Thursday, November 12, 2015

Freedom of the universe

Russell's chapters on boredom, fatigue, and envy are full of insight, once you get past his annoying repeated references to the generic "man" whose happiness is at issue, past his unwitting sexism, and past the revealing class attitudes that reflect an enlightened patrician's self-congratulatory patronage.  
He follows up on "parental feeling" in chapter 5: one of the sources of envy, which sabotages happiness, is "to have parents without much parental feeling... Some kinds of happiness are everyone's natural birthright, and to be deprived of them is almost inevitably to become warped and embittered." No doubt. People without an almost organic urge to nurture and guide the next generation really ought not to do it, the potential harm is practically limitless.

He has interesting things to say about the "separation from the life of Earth" of most everyone living the urban life, and of most children.
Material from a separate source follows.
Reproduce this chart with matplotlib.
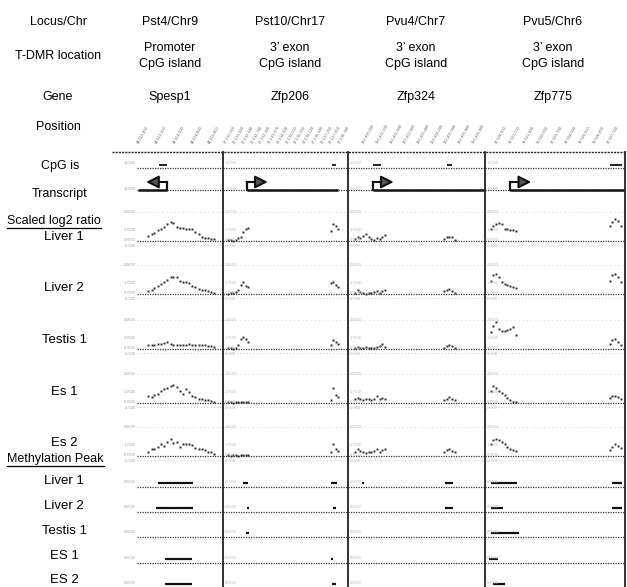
import matplotlib
matplotlib.use("Agg")
import matplotlib.pyplot as plt
from matplotlib.patches import FancyArrowPatch, ArrowStyle
from matplotlib.lines import Line2D

plt.rcParams['font.family'] = ['Liberation Sans', 'DejaVu Sans']

W, H = 627, 587
fig = plt.figure(figsize=(W / 100, H / 100), dpi=100)

# ---------------- data ----------------
loci = ["Pst4/Chr9", "Pst10/Chr17", "Pvu4/Chr7", "Pvu5/Chr6"]
tdmr = ["Promoter\nCpG island", "3\u2019 exon\nCpG island", "3\u2019 exon\nCpG island", "3\u2019 exon\nCpG island"]
genes = ["Spesp1", "Zfp206", "Zfp324", "Zfp775"]

ratio_samples = ["Liver 1", "Liver 2", "Testis 1", "Es 1", "Es 2"]
meth_samples = ["Liver 1", "Liver 2", "Testis 1", "ES 1", "ES 2"]

# probe positions (relative position within each locus window, 0-100)
p1_x = [13, 17, 20, 24, 28, 31, 35, 39, 42, 46, 50, 53, 57, 61, 64, 68, 72, 75, 79, 83, 86, 90]
p2_x = [4, 6, 8, 10, 12, 14, 16, 18, 20, 86, 88, 90, 92]
p3_x = [5, 7, 9, 11, 13, 15, 17, 19, 21, 23, 25, 27, 70, 72, 74, 76, 78]
p4_x = [4, 6, 8, 10, 12, 14, 16, 18, 20, 22, 89, 91, 93, 95, 97]

# scaled log2 ratios
p1_liver1 = [0.35, 0.45, 0.55, 0.75, 0.85, 0.95, 1.15, 1.3, 1.25, 0.95, 0.9, 0.9, 0.85, 0.85, 0.8, 0.6, 0.45, 0.3, 0.2, 0.2, 0.15, 0.15]
p1_liver2 = [0.2, 0.3, 0.4, 0.55, 0.7, 0.85, 1.0, 1.15, 1.15, 1.15, 0.9, 0.85, 0.85, 0.75, 0.55, 0.45, 0.35, 0.3, 0.25, 0.2, 0.15, 0.1]
p1_testis1 = [0.25, 0.3, 0.3, 0.35, 0.35, 0.4, 0.45, 0.35, 0.3, 0.3, 0.3, 0.3, 0.3, 0.35, 0.3, 0.3, 0.3, 0.3, 0.25, 0.2, 0.2, 0.15]
p1_es1 = [0.5, 0.4, 0.55, 0.6, 0.8, 0.95, 1.05, 1.2, 1.25, 1.1, 0.85, 0.65, 0.95, 0.75, 0.5, 0.4, 0.3, 0.25, 0.2, 0.2, 0.15, 0.1]
p1_es2 = [0.3, 0.45, 0.5, 0.65, 0.8, 0.7, 0.95, 1.2, 0.9, 1.0, 0.6, 0.85, 0.85, 0.8, 0.75, 0.55, 0.5, 0.45, 0.4, 0.3, 0.25, 0.15]

p2_liver1 = [0.1, 0.05, 0.0, 0.05, 0.2, 0.3, 0.6, 0.8, 0.9, 0.7, 1.15, 1.0, 0.85]
p2_liver2 = [0.0, 0.05, 0.1, 0.15, 0.3, 0.6, 0.8, 0.55, 0.45, 0.75, 0.85, 0.6, 0.5]
p2_testis1 = [0.07, 0.05, 0.02, 0.1, 0.3, 0.7, 0.85, 0.7, 0.5, 0.3, 0.6, 0.45, 0.35]
p2_es1 = [0.05, 0.05, 0.0, 0.05, 0.05, 0.05, 0.1, 0.05, 0.05, 0.2, 1.05, 0.55, 0.4]
p2_es2 = [0.05, 0.0, 0.05, 0.05, 0.0, 0.05, 0.05, 0.05, 0.05, 0.3, 0.8, 0.5, 0.35]

p3_liver1 = [0.15, 0.3, 0.2, 0.35, 0.45, 0.3, 0.15, 0.1, 0.2, 0.15, 0.3, 0.4, 0.15, 0.25, 0.3, 0.25, 0.1]
p3_liver2 = [0.1, 0.25, 0.15, 0.05, 0.0, 0.1, 0.05, 0.15, 0.2, 0.1, 0.2, 0.3, 0.2, 0.3, 0.35, 0.2, 0.1]
p3_testis1 = [0.1, 0.15, 0.05, 0.1, 0.15, 0.1, 0.05, 0.1, 0.15, 0.2, 0.35, 0.15, 0.1, 0.2, 0.3, 0.2, 0.1]
p3_es1 = [0.25, 0.35, 0.3, 0.2, 0.3, 0.25, 0.2, 0.3, 0.45, 0.3, 0.35, 0.3, 0.2, 0.3, 0.4, 0.3, 0.2]
p3_es2 = [0.3, 0.45, 0.35, 0.3, 0.2, 0.3, 0.25, 0.35, 0.45, 0.3, 0.4, 0.5, 0.3, 0.4, 0.5, 0.35, 0.25]

p4_liver1 = [0.8, 1.05, 1.2, 1.25, 1.15, 0.85, 0.8, 0.75, 0.75, 0.7, 1.0, 1.3, 1.5, 1.35, 1.0]
p4_liver2 = [0.9, 1.3, 1.4, 1.2, 0.8, 0.7, 0.6, 0.55, 0.45, 0.4, 0.9, 1.3, 1.4, 1.15, 0.8]
p4_testis1 = [1.15, 1.6, 1.85, 1.4, 1.25, 1.25, 1.3, 1.4, 1.55, 1.0, 0.35, 0.65, 0.7, 0.45, 0.3]
p4_es1 = [0.8, 1.15, 1.05, 0.8, 0.7, 0.55, 0.35, 0.2, 0.1, 0.05, 0.35, 0.45, 0.5, 0.4, 0.3]
p4_es2 = [0.85, 1.1, 1.2, 1.1, 1.0, 0.85, 0.65, 0.5, 0.4, 0.35, 0.4, 0.65, 0.8, 0.7, 0.55]

probe_x = [p1_x, p2_x, p3_x, p4_x]
ratios = [
    [p1_liver1, p1_liver2, p1_testis1, p1_es1, p1_es2],
    [p2_liver1, p2_liver2, p2_testis1, p2_es1, p2_es2],
    [p3_liver1, p3_liver2, p3_testis1, p3_es1, p3_es2],
    [p4_liver1, p4_liver2, p4_testis1, p4_es1, p4_es2],
]

# CpG islands (locus index, start, end)
cpg_locus = [0, 1, 2, 2, 3]
cpg_start = [26, 87, 18, 72, 89]
cpg_end = [35, 90, 24, 76, 98]

# transcripts (start, end, TSS, strand)
tx_start = [1, 19, 18, 18]
tx_end = [35, 92, 100, 100]
tx_tss = [35, 19, 18, 18]
tx_strand = [-1, 1, 1, 1]

# methylation peaks (locus index, sample index, start, end)
mp_locus = [0, 0, 0, 0, 1, 1, 1, 1, 1, 1, 1, 2, 2, 2, 3, 3, 3, 3, 3, 3, 3]
mp_sample = [0, 1, 3, 4, 0, 0, 1, 1, 2, 3, 4, 0, 0, 1, 0, 0, 1, 1, 2, 3, 4]
mp_start = [24, 22, 33, 33, 16, 86, 19, 88, 18, 86, 87, 10, 71, 71, 4, 91, 4, 91, 4, 3, 6]
mp_end = [65, 65, 64, 64, 20, 91, 21, 90, 21, 88, 90, 12, 77, 77, 23, 98, 13, 98, 24, 9, 14]

# probe position labels (illegible in the source, approximate)
pos_x = [
    [3, 24, 45, 66, 85],
    [3, 10, 17, 24, 31, 38, 45, 52, 59, 66, 73, 80, 87, 94],
    [12, 22, 32, 42, 52, 62, 72, 82, 92],
    [9, 19, 29, 39, 49, 59, 69, 79, 89],
]
pos_labels = [
    ["44,112,400", "44,113,200", "44,114,100", "44,114,900", "44,115,800"],
    ["27,131,050", "27,131,620", "27,132,180", "27,132,740", "27,133,300", "27,133,870",
     "27,134,430", "27,135,000", "27,135,560", "27,136,120", "27,136,690", "27,137,250",
     "27,137,810", "27,138,380"],
    ["132,410,200", "132,411,000", "132,411,800", "132,412,600", "132,413,400",
     "132,414,200", "132,415,000", "132,415,800", "132,416,600"],
    ["38,520,100", "38,521,000", "38,521,900", "38,522,800", "38,523,700",
     "38,524,600", "38,525,500", "38,526,400", "38,527,300"],
]

# ---------------- layout (pixels) ----------------
panel_px = [137, 223, 348, 485, 625]
head_cx = [170, 290, 416, 553]
top_line = 152
lab_x = 64
cpg_base, tx_base = 168, 190
ratio_base = [241, 294, 349, 403, 456]
ratio_lab = [237, 288, 340, 392, 443]
meth_base = [487, 512, 537, 563, 588]
meth_lab = [481, 506, 531, 556, 580]

PXU = 14.5   # pixels per ratio unit


def fx(x):
    return x / W


def fy(y):
    return 1 - y / H


def pax(p, ytop, ybot):
    x0, x1 = panel_px[p], panel_px[p + 1]
    ax = fig.add_axes([fx(x0), fy(ybot), (x1 - x0) / W, (ybot - ytop) / H])
    ax.set_xlim(0, 100)
    ax.set_axis_off()
    return ax


def baseline(ax):
    ax.axhline(0, color='#333333', lw=0.9, ls=(0, (1, 1)))


def tiny(ax, p, items):
    for s, v in items:
        if p == 0:
            ax.text(-2, v, s, ha='right', va='center', fontsize=2.8, color='#9a9a9a')
        else:
            ax.text(1.5, v, s, ha='left', va='center', fontsize=2.8, color='#b8b8b8')


# header text
fig.text(fx(58), fy(22), "Locus/Chr", ha='center', va='center', fontsize=9)
fig.text(fx(58), fy(56), "T-DMR location", ha='center', va='center', fontsize=9)
fig.text(fx(58), fy(97), "Gene", ha='center', va='center', fontsize=9)
fig.text(fx(58), fy(127), "Position", ha='center', va='center', fontsize=9)
for i in range(4):
    fig.text(fx(head_cx[i]), fy(22), loci[i], ha='center', va='center', fontsize=9)
    fig.text(fx(head_cx[i]), fy(56), tdmr[i], ha='center', va='center', fontsize=9, linespacing=1.4)
    fig.text(fx(head_cx[i]), fy(97), genes[i], ha='center', va='center', fontsize=9)

# row labels
fig.text(fx(60), fy(166), "CpG is", ha='center', va='center', fontsize=9)
fig.text(fx(60), fy(194), "Transcript", ha='center', va='center', fontsize=9)
t1 = fig.text(fx(7), fy(221), "Scaled log2 ratio", ha='left', va='center', fontsize=9)
for s, y in zip(ratio_samples, ratio_lab):
    fig.text(fx(lab_x), fy(y), s, ha='center', va='center', fontsize=9.5)
t2 = fig.text(fx(7), fy(459), "Methylation Peak", ha='left', va='center', fontsize=9)
for s, y in zip(meth_samples, meth_lab):
    fig.text(fx(lab_x), fy(y), s, ha='center', va='center', fontsize=9.5)

# position labels
for p in range(4):
    ax = pax(p, 105, 150)
    ax.set_ylim(0, 1)
    for x, s in zip(pos_x[p], pos_labels[p]):
        ax.text(x, 0.12, s, rotation=60, ha='left', va='bottom', fontsize=2.9,
                color='#6a6a6a', rotation_mode='anchor')

# top border
fig.add_artist(Line2D([fx(112), fx(panel_px[-1])], [fy(top_line)] * 2,
                      color='#222222', lw=1.0, ls=(0, (1.5, 0.8))))

for p in range(4):
    # CpG island track
    ax = pax(p, cpg_base - 12, cpg_base + 4)
    ax.set_ylim(-1, 3)
    baseline(ax)
    tiny(ax, p, [("1.0000", 1.2)])
    for lc, s, e in zip(cpg_locus, cpg_start, cpg_end):
        if lc == p:
            ax.plot([s, e], [0.8, 0.8], color='#222222', lw=1.4, solid_capstyle='butt')

    # transcript track
    ax = pax(p, tx_base - 16, tx_base + 4)
    ax.set_ylim(-1, 4)
    baseline(ax)
    tiny(ax, p, [("1.0000", 0.3)])
    ax.plot([tx_start[p], tx_end[p]], [0, 0], color='#111111', lw=1.8, solid_capstyle='butt')
    ax.plot([tx_tss[p], tx_tss[p]], [0, 2], color='#111111', lw=1.6)
    pxu = (panel_px[p + 1] - panel_px[p]) / 100.0
    head = tx_tss[p] + tx_strand[p] * 21 / pxu
    arr = FancyArrowPatch((tx_tss[p], 2), (head, 2),
                          arrowstyle=ArrowStyle("-|>", head_length=0.75, head_width=0.38),
                          mutation_scale=10, lw=1.5, ec='#111111', fc='#555555',
                          shrinkA=0, shrinkB=0)
    ax.add_patch(arr)

    # ratio tracks
    for r in range(5):
        b = ratio_base[r]
        ax = pax(p, b - 36, b + 8)
        ax.set_ylim(-8 / PXU, 36 / PXU)
        baseline(ax)
        ax.axhline(2.0, color='#c8c8c8', lw=0.6, ls=(0, (1, 4)))
        ax.axhline(-0.3, color='#c0c0c0', lw=0.6, ls=(0, (1, 3)))
        tiny(ax, p, [("2.0000", 2.0), ("1.7500", 0.75), ("0.7500", 0.1), ("-0.500", -0.35)])
        ax.plot(probe_x[p], ratios[p][r], ls='none', marker='s', ms=1.4,
                color='#2a2a2a', mew=0)

    # methylation peak tracks
    for r in range(5):
        b = meth_base[r]
        ax = pax(p, b - 12, b + 4)
        ax.set_ylim(-1, 3)
        baseline(ax)
        tiny(ax, p, [("0.5000", 1.2)])
        for lc, sm, s, e in zip(mp_locus, mp_sample, mp_start, mp_end):
            if lc == p and sm == r:
                ax.plot([s, e], [1.0, 1.0], color='#111111', lw=1.6, solid_capstyle='butt')

# vertical separators
for x in panel_px[1:]:
    fig.add_artist(Line2D([fx(x)] * 2, [fy(top_line), fy(H)], color='#222222', lw=1.3))

# underline section headings
fig.canvas.draw()
rend = fig.canvas.get_renderer()
for t in (t1, t2):
    bb = t.get_window_extent(rend)
    fig.add_artist(Line2D([bb.x0 / W, bb.x1 / W], [(bb.y0 - 1) / H] * 2, color='black', lw=0.9))

fig.savefig("out.png", dpi=100)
The thesis of Richard Louv's "Last Child in the Woods" was already on Russell's mind, eight decades ago.

"A happy life must be to a great extent a quiet life, for it is only in an atmosphere of quiet that true joy can live." Speaking for myself, it certainly must be quiet at dawn. And did you see Colbert last night, sticking his head out the window in mid-day Manhattan, going mildly insane from the noise?

"Most moderns lead a nerve-racking life, and are continually too tired to be capable of enjoyment without the help of alcohol." Maybe that's why so many were and still are always losing sleep, suffering "midnight madness" and "worrying topics at times when no action can be taken."

Russell sounds Jamesian, explaining how he conquered stagefright. He realized, finally, "it did not matter whether I spoke well or ill, the universe would remain much the same in either case. I found that the less I cared whether I spoke well or badly, the less badly I spoke... Our doings are not so important as we naturally suppose; our successes and failures do not after all matter very much... One of the symptoms of approaching nervous breakdown is the belief that one's work is terribly important." An important reminder for everyone, but especially so for scholars. We need not to take ourselves quite so seriously, "settling the universe's hash" as James joked. Joke's on us, if we really think we can do that. We must instead "enlarge [our] heart, learn to transcend self, and in so doing acquire the freedom of the Universe."